Federal agencies lag in paying taxes

A Treasury Department watchdog said Thursday that 70 federal agencies owed about $14 million in unpaid taxes at the end of last year.

Federal agencies are exempt from paying federal income taxes, but they are responsible for turning over employment taxes, mainly Social Security and Medicare taxes, that their employees must pay.

The Treasury inspector general for tax administration said 40 of these delinquent tax accounts totaling about $2.6 million were still open three years after being identified, and in 80 percent of those cases, the investigations had been suspended. The offending agencies were not identified.

The $14 million isn’t a lot compared with the $768 billion in employment taxes theIRS collected in 2011.

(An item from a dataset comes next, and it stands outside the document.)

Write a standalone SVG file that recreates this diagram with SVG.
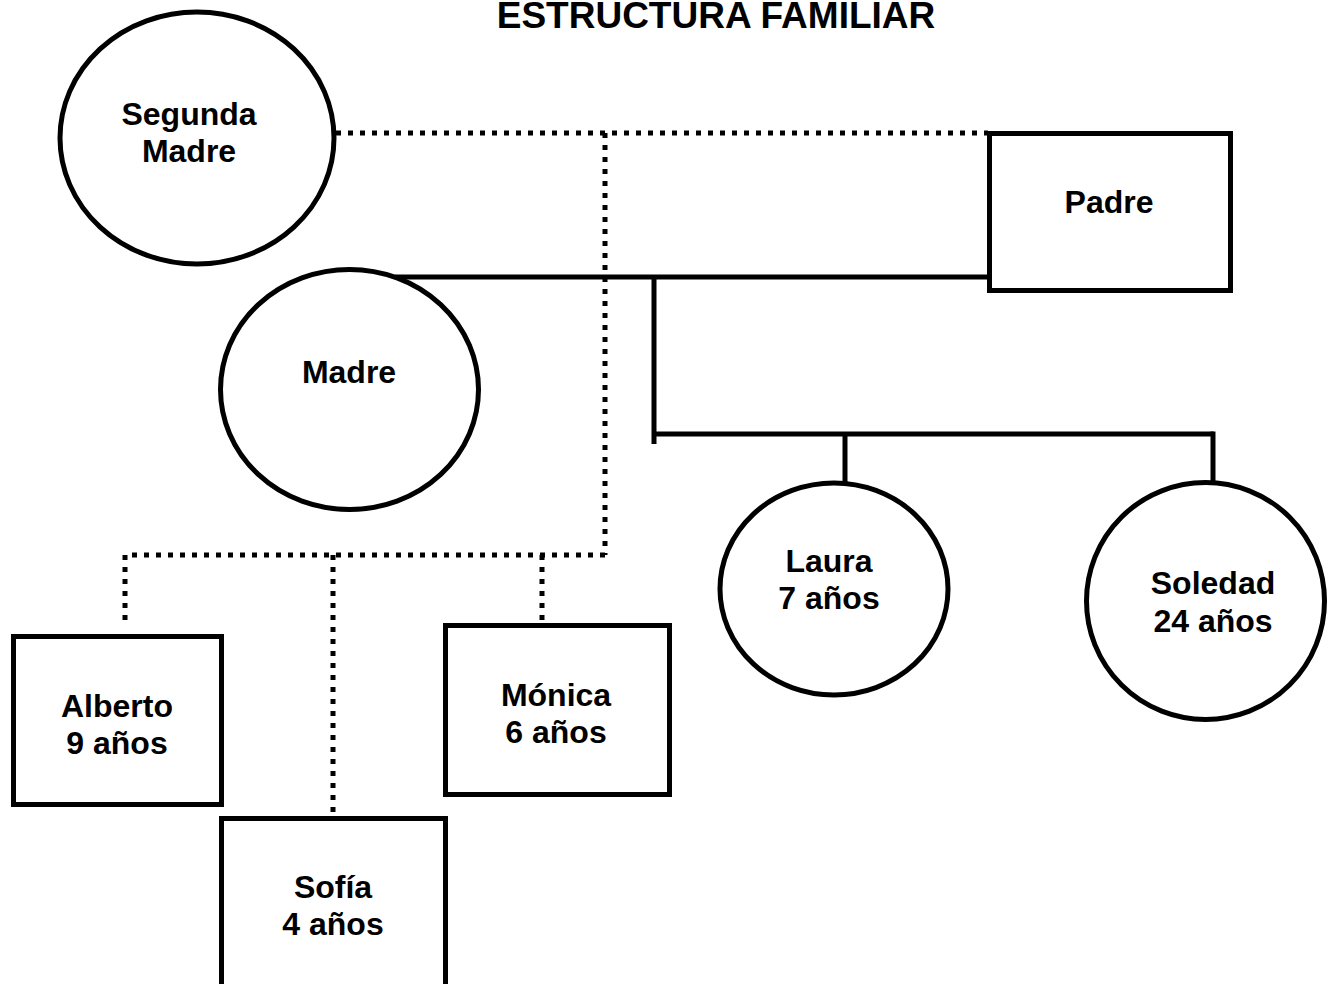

But Inspector General J. Russell George stressed that “federal agencies must comply with the same filing and paying standards that apply to all American taxpayers.”

Cracking down on delinquents is complicated by IRS policies that do not allow enforcement actions against federal agencies and by restrictions against penalizing or imposing interest on agencies that are behind in making their payments.

The IRS, in a statement, said it was committed to the timely collection of employment taxes and that the amount of delinquent taxes had dropped from $406 million in 2005 to $14 million last year, a small fraction of tax deposits made by federal agencies.

The agency said that last year agencies made more than $90 billion in employment tax deposits.